I have to admit that my gut reaction to PR on twitter is a sinking one. It makes me wonder if the party’s over — if the spamification of twitter is just around the corner, and it’s time to migrate once again. Foolish thoughts, or not. All new media mainstream at some point during their lifecycle. And yes, early adopters and core users often flee in droves for smaller and as yet undiscovered niche services. But I digress.
Twitter would seem a perfect tool for Public Relations. It’s a posting service. Links can be embedded, and tracked. It is conversational but it’s not immersive like IM or chat. And it’s essentially opt in, insofar as users elect to follow you.
But social media PR folks like to recommend to their clients that they adopt micro media and conversational tools. “Join the conversation!” was the refrain we heard most over the past year. So where does public relations then rest? With the PR firm or with the company itself?
“”Eventually social media will replace a lot of traditional PR but there will still be room for both,” says Ms. Horn. And companies need to understand the best combination for their business. She says some clients want to rush into “social media” without considering what it means and the commitment that has to be made.”
Every company is a media company . . .
I’ve often spoken about how every company is now a media company and needs to master the new media technologies at our disposal, such as RSS, blogging, Twitter, social media, etc.

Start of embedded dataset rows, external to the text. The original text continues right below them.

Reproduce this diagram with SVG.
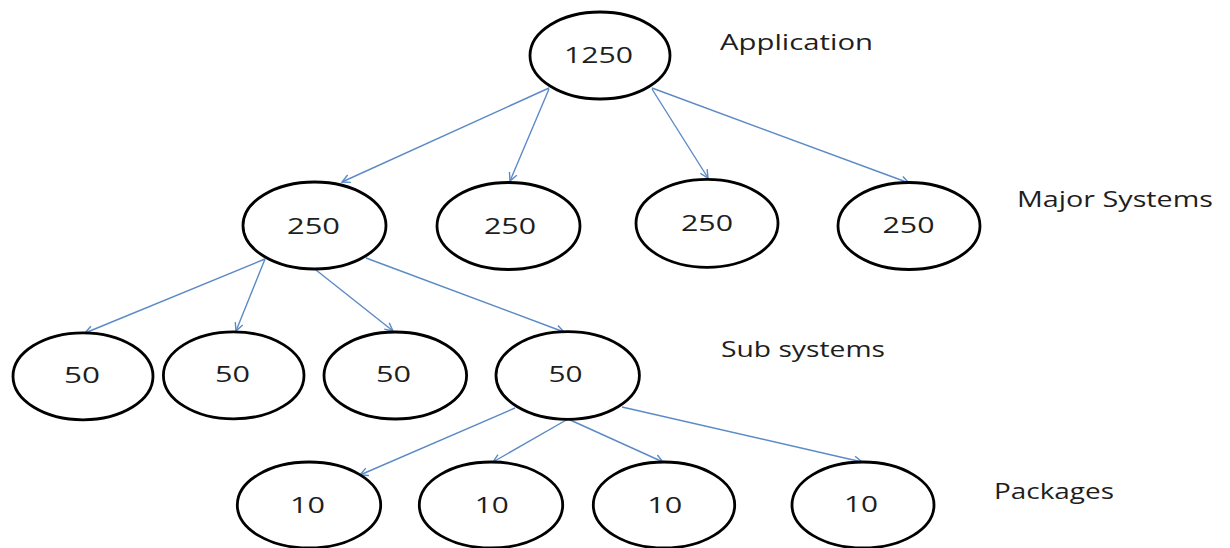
<svg xmlns="http://www.w3.org/2000/svg" width="1230" height="548" viewBox="0 0 1230 548">
  <style>
    .node ellipse { fill: #ffffff; stroke: #000000; stroke-width: 2.8; }
    .node text, .label { font-family: "Open Sans", "Liberation Sans", sans-serif; font-size: 21px; fill: #1e1e1e; }
    .edge { stroke: #5b8ac6; stroke-width: 1.4; fill: none; marker-end: url(#arrow); }
  </style>
  <defs>
    <marker id="arrow" markerUnits="userSpaceOnUse" markerWidth="12" markerHeight="12" refX="9" refY="5" orient="auto">
      <path d="M1,1 L9,5 L1,9" fill="none" stroke="#5b8ac6" stroke-width="1.4"/>
    </marker>
  </defs>

  <rect width="1230" height="548" fill="#ffffff"/>

  <!-- connectors -->
  <g id="connectors">
    <line class="edge" x1="549" y1="88" x2="342" y2="182"/>
    <line class="edge" x1="549" y1="89" x2="510" y2="181"/>
    <line class="edge" x1="652" y1="89" x2="708" y2="178"/>
    <line class="edge" x1="652" y1="88" x2="909" y2="183"/>

    <line class="edge" x1="265" y1="259" x2="85" y2="333"/>
    <line class="edge" x1="265" y1="259" x2="236" y2="331"/>
    <line class="edge" x1="316" y1="270" x2="393" y2="331"/>
    <line class="edge" x1="366" y1="258" x2="564" y2="332"/>

    <line class="edge" x1="515" y1="408" x2="360" y2="475"/>
    <line class="edge" x1="568" y1="419" x2="493" y2="462"/>
    <line class="edge" x1="568" y1="419" x2="663" y2="462"/>
    <line class="edge" x1="622" y1="407" x2="862" y2="462"/>
  </g>

  <!-- application level -->
  <g id="n-app" class="node">
    <ellipse cx="600" cy="55.5" rx="70" ry="43.5"/>
    <text x="564" y="63" textLength="69" lengthAdjust="spacingAndGlyphs">1250</text>
  </g>

  <!-- major systems -->
  <g id="n-major-1" class="node">
    <ellipse cx="314.5" cy="225.5" rx="71.5" ry="43.5"/>
    <text x="287" y="233.5" textLength="53" lengthAdjust="spacingAndGlyphs">250</text>
  </g>
  <g id="n-major-2" class="node">
    <ellipse cx="508.5" cy="226" rx="71.5" ry="43.5"/>
    <text x="484" y="234" textLength="52" lengthAdjust="spacingAndGlyphs">250</text>
  </g>
  <g id="n-major-3" class="node">
    <ellipse cx="707" cy="223.3" rx="71" ry="44"/>
    <text x="681" y="230.7" textLength="52" lengthAdjust="spacingAndGlyphs">250</text>
  </g>
  <g id="n-major-4" class="node">
    <ellipse cx="909" cy="226" rx="71" ry="43.5"/>
    <text x="882.5" y="233.3" textLength="52" lengthAdjust="spacingAndGlyphs">250</text>
  </g>

  <!-- sub systems -->
  <g id="n-sub-1" class="node">
    <ellipse cx="83" cy="376.3" rx="70" ry="43.5"/>
    <text x="64" y="383" textLength="36" lengthAdjust="spacingAndGlyphs">50</text>
  </g>
  <g id="n-sub-2" class="node">
    <ellipse cx="233.7" cy="375.4" rx="70.3" ry="43.5"/>
    <text x="215" y="382" textLength="35" lengthAdjust="spacingAndGlyphs">50</text>
  </g>
  <g id="n-sub-3" class="node">
    <ellipse cx="395.3" cy="375.5" rx="71.3" ry="43.5"/>
    <text x="376" y="382" textLength="35" lengthAdjust="spacingAndGlyphs">50</text>
  </g>
  <g id="n-sub-4" class="node">
    <ellipse cx="567.7" cy="375.5" rx="71.7" ry="43.8"/>
    <text x="548.5" y="381.7" textLength="34" lengthAdjust="spacingAndGlyphs">50</text>
  </g>

  <!-- packages -->
  <g id="n-pkg-1" class="node">
    <ellipse cx="309" cy="505" rx="71.7" ry="43"/>
    <text x="290" y="512.7" textLength="35" lengthAdjust="spacingAndGlyphs">10</text>
  </g>
  <g id="n-pkg-2" class="node">
    <ellipse cx="491" cy="505" rx="71.7" ry="43"/>
    <text x="474.7" y="512.7" textLength="34" lengthAdjust="spacingAndGlyphs">10</text>
  </g>
  <g id="n-pkg-3" class="node">
    <ellipse cx="664" cy="505" rx="70.7" ry="43"/>
    <text x="647.3" y="512.7" textLength="35" lengthAdjust="spacingAndGlyphs">10</text>
  </g>
  <g id="n-pkg-4" class="node">
    <ellipse cx="863" cy="505" rx="71" ry="43"/>
    <text x="844" y="512.3" textLength="34" lengthAdjust="spacingAndGlyphs">10</text>
  </g>

  <!-- level labels -->
  <g id="level-labels">
    <text class="label" x="720" y="50" textLength="153" lengthAdjust="spacingAndGlyphs">Application</text>
    <text class="label" x="1017" y="207" textLength="196" lengthAdjust="spacingAndGlyphs">Major Systems</text>
    <text class="label" x="721" y="357" textLength="164" lengthAdjust="spacingAndGlyphs">Sub systems</text>
    <text class="label" x="994" y="499" textLength="120" lengthAdjust="spacingAndGlyphs">Packages</text>
  </g>
</svg>
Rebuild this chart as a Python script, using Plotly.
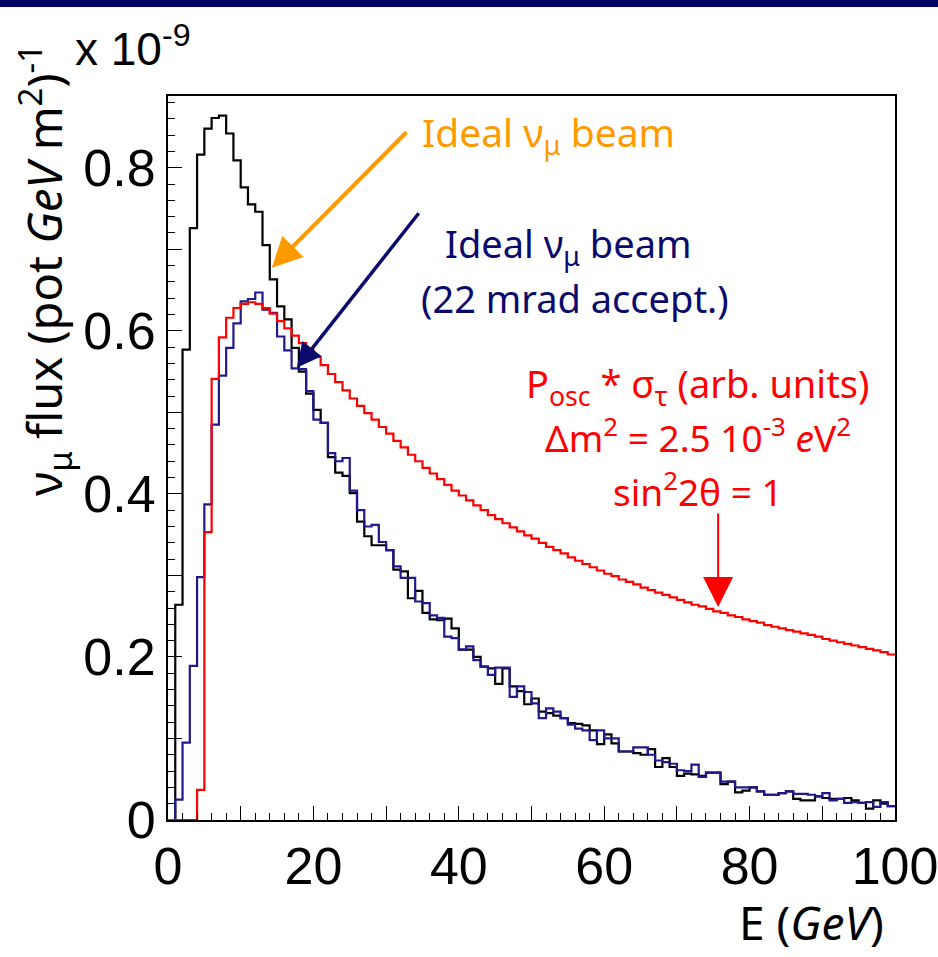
import plotly.graph_objects as go

# ---------------- data (1 GeV bins from 0 to 100 GeV) ----------------
bin_edges = list(range(0, 101))

flux_ideal = [
    0.000, 0.264, 0.577, 0.726, 0.816, 0.848, 0.861, 0.864, 0.842, 0.809,
    0.776, 0.755, 0.746, 0.705, 0.663, 0.630, 0.614, 0.579, 0.550, 0.523,
    0.503, 0.487, 0.445, 0.426, 0.422, 0.401, 0.366, 0.348, 0.337, 0.337,
    0.331, 0.307, 0.305, 0.272, 0.281, 0.254, 0.246, 0.245, 0.247, 0.235,
    0.209, 0.209, 0.200, 0.188, 0.186, 0.167, 0.186, 0.164, 0.158, 0.142,
    0.149, 0.133, 0.131, 0.128, 0.125, 0.119, 0.118, 0.116, 0.110, 0.093,
    0.105, 0.094, 0.084, 0.084, 0.082, 0.080, 0.087, 0.065, 0.076, 0.065,
    0.054, 0.057, 0.056, 0.054, 0.058, 0.058, 0.044, 0.047, 0.034, 0.036,
    0.040, 0.035, 0.031, 0.031, 0.033, 0.035, 0.026, 0.024, 0.024, 0.029,
    0.027, 0.026, 0.026, 0.027, 0.024, 0.021, 0.014, 0.024, 0.020, 0.017,
]

flux_22mrad = [
    0.000, 0.025, 0.095, 0.189, 0.298, 0.387, 0.485, 0.545, 0.579, 0.609,
    0.636, 0.639, 0.647, 0.626, 0.622, 0.593, 0.576, 0.554, 0.553, 0.526,
    0.491, 0.487, 0.450, 0.440, 0.444, 0.404, 0.380, 0.360, 0.362, 0.341,
    0.331, 0.311, 0.297, 0.297, 0.268, 0.266, 0.251, 0.248, 0.225, 0.223,
    0.209, 0.213, 0.196, 0.188, 0.178, 0.187, 0.187, 0.151, 0.164, 0.157,
    0.143, 0.125, 0.137, 0.133, 0.125, 0.117, 0.112, 0.110, 0.098, 0.110,
    0.100, 0.100, 0.084, 0.084, 0.089, 0.089, 0.080, 0.073, 0.071, 0.069,
    0.061, 0.060, 0.068, 0.053, 0.058, 0.058, 0.047, 0.047, 0.040, 0.040,
    0.040, 0.035, 0.031, 0.031, 0.033, 0.035, 0.032, 0.032, 0.031, 0.029,
    0.033, 0.024, 0.026, 0.021, 0.022, 0.021, 0.022, 0.016, 0.022, 0.017,
]

posc_sigma = [
    0.000, 0.000, 0.000, 0.000, 0.037, 0.353, 0.541, 0.592, 0.616, 0.628,
    0.633, 0.635, 0.633, 0.628, 0.621, 0.612, 0.603, 0.594, 0.585, 0.577,
    0.568, 0.558, 0.547, 0.537, 0.527, 0.517, 0.508, 0.499, 0.491, 0.482,
    0.474, 0.465, 0.457, 0.448, 0.440, 0.432, 0.425, 0.418, 0.411, 0.404,
    0.398, 0.392, 0.386, 0.380, 0.374, 0.369, 0.364, 0.359, 0.354, 0.349,
    0.345, 0.340, 0.335, 0.331, 0.327, 0.322, 0.318, 0.314, 0.310, 0.306,
    0.302, 0.299, 0.295, 0.292, 0.289, 0.285, 0.282, 0.279, 0.276, 0.273,
    0.270, 0.267, 0.264, 0.262, 0.259, 0.256, 0.254, 0.251, 0.249, 0.246,
    0.244, 0.242, 0.239, 0.237, 0.235, 0.233, 0.231, 0.229, 0.227, 0.225,
    0.222, 0.220, 0.218, 0.216, 0.214, 0.212, 0.210, 0.208, 0.206, 0.203,
]

x_tickvals = [0, 10, 20, 30, 40, 50, 60, 70, 80, 90, 100]
x_ticktext = ["0", "", "20", "", "40", "", "60", "", "80", "", "100"]
y_tickvals = [0, 0.1, 0.2, 0.3, 0.4, 0.5, 0.6, 0.7, 0.8]
y_ticktext = ["0", "", "0.2", "", "0.4", "", "0.6", "", "0.8"]

BLACK = "#000000"
BLUE = "#20188c"
NAVY = "#0a0a6c"
RED = "#ff0000"
ORANGE = "#ff9900"
TXT_FONT = "Noto Sans, DejaVu Sans, sans-serif"
NUM_FONT = "Liberation Sans, Arial, sans-serif"


def hist_xy(values):
    xs = list(bin_edges) + [bin_edges[-1]]
    ys = list(values) + [values[-1]]
    return xs, ys


fig = go.Figure()
for vals, col in [(flux_ideal, BLACK), (flux_22mrad, BLUE), (posc_sigma, RED)]:
    xs, ys = hist_xy(vals)
    fig.add_trace(go.Scatter(x=xs, y=ys, mode="lines",
                             line=dict(color=col, width=2.2, shape="hv"),
                             showlegend=False, hoverinfo="skip"))

fig.update_layout(
    width=938, height=957,
    margin=dict(l=168, r=43, t=96, b=137, autoexpand=False),
    paper_bgcolor="white", plot_bgcolor="white",
    showlegend=False,
)

fig.update_xaxes(
    range=[0, 100], showgrid=False, zeroline=False, automargin=False,
    showline=True, linecolor="black", linewidth=2, mirror=True,
    tickmode="array", tickvals=x_tickvals, ticktext=x_ticktext,
    ticks="inside", ticklen=14, tickwidth=1.2, tickcolor="black",
    minor=dict(tickmode="linear", tick0=0, dtick=2, ticks="inside",
               ticklen=7, tickwidth=1.2, tickcolor="black", showgrid=False),
    tickfont=dict(family=NUM_FONT, size=52, color="black"),
    ticklabeloverflow="allow",
)
fig.update_yaxes(
    range=[0, 0.888], showgrid=False, zeroline=False, automargin=False,
    showline=True, linecolor="black", linewidth=2, mirror=True,
    tickmode="array", tickvals=y_tickvals, ticktext=y_ticktext,
    ticks="inside", ticklen=14, tickwidth=1.2, tickcolor="black",
    minor=dict(tickmode="linear", tick0=0, dtick=0.02, ticks="inside",
               ticklen=7, tickwidth=1.2, tickcolor="black", showgrid=False),
    tickfont=dict(family=NUM_FONT, size=52, color="black"),
    ticklabeloverflow="allow",
)

# top navy banner
fig.add_shape(type="rect", xref="paper", yref="paper",
              x0=-0.3, x1=1.1, y0=(820 - 7) / 724, y1=(820 + 2) / 724 + 0.01,
              fillcolor="#000066", line=dict(width=0), layer="above")

# axis titles
fig.add_annotation(xref="paper", yref="paper", x=(44 - 168) / 727, y=(820 - 498) / 724,
                   xanchor="center", yanchor="bottom", textangle=-90, showarrow=False,
                   text="ν<sub>μ</sub> flux (pot <i>GeV</i> m<sup>2</sup>)<sup>-1</sup>",
                   font=dict(family=TXT_FONT, size=47, color="black"))
fig.add_annotation(xref="paper", yref="paper", x=(73 - 168) / 727, y=(820 - 46) / 724,
                   xanchor="left", yanchor="middle", showarrow=False,
                   text="x 10<sup>-9</sup>",
                   font=dict(family=NUM_FONT, size=46, color="black"))
fig.add_annotation(xref="paper", yref="paper", x=(886 - 168) / 727, y=(820 - 922) / 724,
                   xanchor="right", yanchor="middle", showarrow=False,
                   text="E (<i>GeV</i>)",
                   font=dict(family=TXT_FONT, size=46, color="black"))


def ex(px):
    return (px - 168.3) / 7.264


def vy(py):
    return (820 - py) / 815.0


# orange annotation
fig.add_annotation(x=ex(420), y=vy(134), xanchor="left", yanchor="middle", showarrow=False,
                   text="Ideal ν<sub>μ</sub> beam",
                   font=dict(family=TXT_FONT, size=39, color=ORANGE))
fig.add_annotation(x=ex(272), y=vy(268), ax=ex(408), ay=vy(131), axref="x", ayref="y",
                   text="", showarrow=True, arrowhead=2, arrowsize=1.5, arrowwidth=4,
                   arrowcolor=ORANGE, standoff=0)

# navy annotation
fig.add_annotation(x=ex(568), y=vy(246), xanchor="center", yanchor="middle", showarrow=False,
                   text="Ideal ν<sub>μ</sub> beam",
                   font=dict(family=TXT_FONT, size=38, color=NAVY))
fig.add_annotation(x=ex(575), y=vy(298), xanchor="center", yanchor="middle", showarrow=False,
                   text="(22 mrad accept.)",
                   font=dict(family=TXT_FONT, size=38, color=NAVY))
fig.add_annotation(x=ex(297), y=vy(368), ax=ex(420), ay=vy(212), axref="x", ayref="y",
                   text="", showarrow=True, arrowhead=2, arrowsize=1.4, arrowwidth=3.5,
                   arrowcolor=NAVY, standoff=0)

# red annotation
fig.add_annotation(x=ex(697), y=vy(386), xanchor="center", yanchor="middle", showarrow=False,
                   text="P<sub>osc</sub> * σ<sub>τ</sub> (arb. units)",
                   font=dict(family=TXT_FONT, size=38, color=RED))
fig.add_annotation(x=ex(698), y=vy(436), xanchor="center", yanchor="middle", showarrow=False,
                   text="Δm<sup>2</sup> = 2.5 10<sup>-3</sup> <i>e</i>V<sup>2</sup>",
                   font=dict(family=TXT_FONT, size=37, color=RED))
fig.add_annotation(x=ex(698), y=vy(490), xanchor="center", yanchor="middle", showarrow=False,
                   text="sin<sup>2</sup>2θ = 1",
                   font=dict(family=TXT_FONT, size=37, color=RED))
fig.add_annotation(x=ex(718), y=vy(607), ax=ex(718), ay=vy(512), axref="x", ayref="y",
                   text="", showarrow=True, arrowhead=2, arrowsize=3, arrowwidth=2,
                   arrowcolor=RED, standoff=0)

fig.write_html("out.html")
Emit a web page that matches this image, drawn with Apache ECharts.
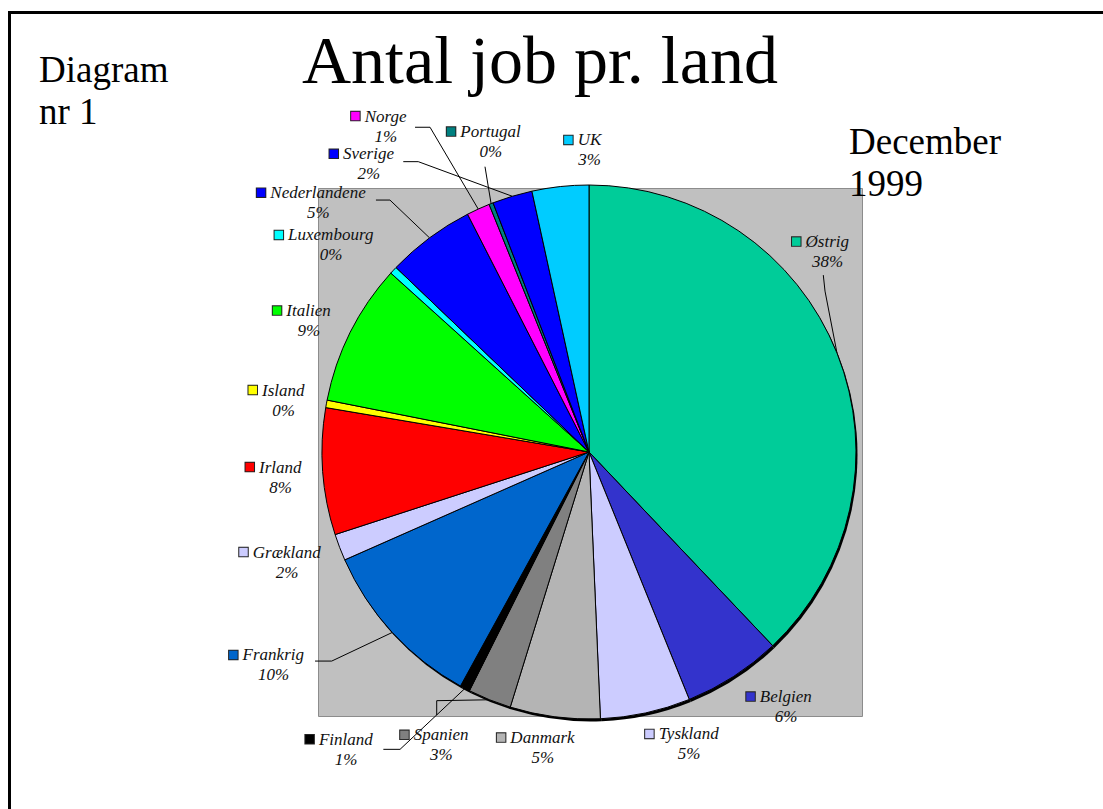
<!DOCTYPE html>
<html>
<head>
<meta charset="utf-8">
<script src="https://cdn.jsdelivr.net/npm/echarts@6/dist/echarts.min.js"></script>
<style>
  html, body { margin: 0; padding: 0; background: #fff; }
  #frame { position: absolute; left: 8px; top: 11px; width: 1200px; height: 900px;
           border-left: 3px solid #000; border-top: 3px solid #000; box-sizing: border-box; }
  #chart { position: absolute; left: 0; top: 0; width: 1103px; height: 809px; }
</style>
</head>
<body>
<div id="frame"></div>
<div id="chart"></div>
<script>
// ---- data ----
const countries = ['Østrig','Belgien','Tyskland','Danmark','Spanien','Finland','Frankrig','Grækland','Irland','Island','Italien','Luxembourg','Nederlandene','Norge','Portugal','Sverige','UK'];
const jobShare  = [37.6, 5.9, 5.4, 5.4, 2.6, 0.6, 10.3, 1.6, 7.6, 0.45, 8.5, 0.45, 5.3, 1.4, 0.25, 2.4, 3.4];
const sliceColors = ['#00CC99','#3333CC','#CCCCFF','#B4B4B4','#808080','#000000','#0066CC','#CCCCFF','#FF0000','#FFFF00','#00FF00','#00FFFF','#0000FF','#FF00FF','#008080','#0000FF','#00CCFF'];
const chartTitle = 'Antal job pr. land';
const cornerNote = 'Diagram\nnr 1';
const dateNote = 'December\n1999';

// ---- layout / style (not data) ----
const CX = 589, CY = 452, R = 267;
const SERIF = "'Liberation Serif', 'Times New Roman', serif";
// label offsets relative to the outer mid-point of each slice; optional leader line (relative too)
const labelPlacement = {
  'Østrig':       { dx: -9.5, dy: -101.5, line: [[-12, -62], [-13.7, -78]] },
  'Belgien':      { dx: 52.5, dy: 30.1 },
  'Tyskland':     { dx: 43.3, dy: 31.0 },
  'Danmark':      { dx: -12.1, dy: 30.8 },
  'Spanien':      { dx: -48.2, dy: 45.1, line: [[-52.8, 0.9], [-52.8, 15.2]] },
  'Finland':      { dx: -118.9, dy: 60.8, line: [[-64.9, 60.9], [-81.6, 60.9]] },
  'Frankrig':     { dx: -118.7, dy: 32.5, line: [[-60.5, 28.6], [-77.2, 28.6]] },
  'Grækland':     { dx: -52.6, dy: 14.7 },
  'Irland':       { dx: -42.2, dy: 5.4 },
  'Island':       { dx: -42.9, dy: -3.8 },
  'Italien':      { dx: -41.6, dy: -11.7 },
  'Luxembourg':   { dx: -62.4, dy: -25.3 },
  'Nederlandene': { dx: -111.3, dy: -35.2, line: [[-39.6, -37.8], [-53.6, -37.8]] },
  'Norge':        { dx: -92.4, dy: -83.0, line: [[-48.2, -81.8], [-63.2, -81.8]] },
  'Portugal':     { dx: -0.3, dy: -62.0, line: [[-6.1, -36.9]] },
  'Sverige':      { dx: -143.5, dy: -32.4, line: [[-94, -34.6], [-109, -34.6]] },
  'UK':           { dx: 29.4, dy: -36.6 }
};

const total = jobShare.reduce((a, b) => a + b, 0);
const midAngles = [];
{
  let acc = 0;
  jobShare.forEach(v => { midAngles.push((acc + v / 2) / total * 360); acc += v; });
}

const rich = {
  n: { fontFamily: SERIF, fontStyle: 'italic', fontSize: 17, lineHeight: 20, color: '#111', padding: [0, 0, 0, 5] },
  s: { width: 14, height: 9 },
  p: { fontFamily: SERIF, fontStyle: 'italic', fontSize: 17, lineHeight: 20, color: '#111' }
};
sliceColors.forEach((c, i) => {
  rich['m' + i] = { width: 8.5, height: 8.5, backgroundColor: c, borderColor: '#222', borderWidth: 1, verticalAlign: 'middle' };
});

const mainData = countries.map((name, i) => ({
  name: name,
  value: jobShare[i],
  itemStyle: { color: sliceColors[i] },
  labelLine: { show: !!labelPlacement[name].line }
}));
const shadowData = countries.map((name, i) => ({ name: name, value: jobShare[i] }));

const chart = echarts.init(document.getElementById('chart'), null, { renderer: 'svg' });
chart.setOption({
  animation: false,
  backgroundColor: 'transparent',
  title: [
    { text: chartTitle, left: 302, top: 26, padding: 0,
      textStyle: { fontFamily: SERIF, fontSize: 68, fontWeight: 'normal', color: '#000' } },
    { text: cornerNote, left: 39, top: 48, padding: 0,
      textStyle: { fontFamily: SERIF, fontSize: 37, lineHeight: 42, fontWeight: 'normal', color: '#000' } },
    { text: dateNote, left: 849, top: 120, padding: 0, z: 10,
      textStyle: { fontFamily: SERIF, fontSize: 37, lineHeight: 42, fontWeight: 'normal', color: '#000' } }
  ],
  graphic: [
    { type: 'rect', z: -10, silent: true,
      shape: { x: 318.5, y: 188.5, width: 544, height: 528 },
      style: { fill: '#C0C0C0', stroke: '#8C8C8C', lineWidth: 1 } }
  ],
  series: [
    {
      type: 'pie', name: 'shadow', silent: true, z: 1,
      center: [CX + 1.5, CY + 2.5], radius: R,
      startAngle: 90, clockwise: true, avoidLabelOverlap: false,
      label: { show: false }, labelLine: { show: false },
      itemStyle: { color: '#000', borderWidth: 0 },
      emphasis: { disabled: true },
      data: shadowData
    },
    {
      type: 'pie', name: 'Antal job', z: 2,
      center: [CX, CY], radius: R,
      startAngle: 90, clockwise: true, avoidLabelOverlap: false,
      itemStyle: { borderColor: '#000', borderWidth: 1 },
      emphasis: { disabled: true },
      label: {
        show: true, position: 'outside',
        formatter: p => '{m' + p.dataIndex + '|}{n|' + p.name + '}{s|}\n{p|' + Math.round(p.value / total * 100) + '%}',
        rich: rich
      },
      labelLine: { show: true, smooth: false, length: 10, length2: 10, lineStyle: { color: '#000', width: 1 } },
      labelLayout: function (params) {
        const i = params.dataIndex;
        const name = countries[i];
        const a = midAngles[i] * Math.PI / 180;
        const ax = CX + R * Math.sin(a);
        const ay = CY - R * Math.cos(a);
        const L = labelPlacement[name];
        const out = { x: ax + L.dx, y: ay + L.dy, align: 'center', verticalAlign: 'middle' };
        if (L.line) {
          out.labelLinePoints = [[ax, ay]].concat(L.line.map(q => [ax + q[0], ay + q[1]]));
          if (out.labelLinePoints.length === 2) out.labelLinePoints.push(out.labelLinePoints[1].slice());
        }
        return out;
      },
      data: mainData
    }
  ]
});
</script>
</body>
</html>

But being a media company requires a commitment, it is not a “campaign” that runs for a few months and finishes–it is a long term commitment and not everyone understands this aspect and what that means.”
True indeed, and I fully agree that social media use should be mutually-engaging. Company and customer. Reciprocity is essential for trust, and is a core value principle in social media generally speaking.
One of the key benefits of social media engagement, however, is supposed to be what can take place when companies embrace transparency and open-ness. Communication with customers is supposed to result in opportunities for co-collaboration (around products, services, customer service, and so on).
So my question for PR firms, then, is: who handles the social media campaign? PR or client? If the PR agency handles it, is it incented to be honest with its client about user feedback, commentary, and sentiment? If the client uses it, can it handle itself as well as the PR agency — does the client risk damaging PR campaigns if it gets involved directly? Just who is the best person, and in which organization, to serve as “spokesperson” in social media?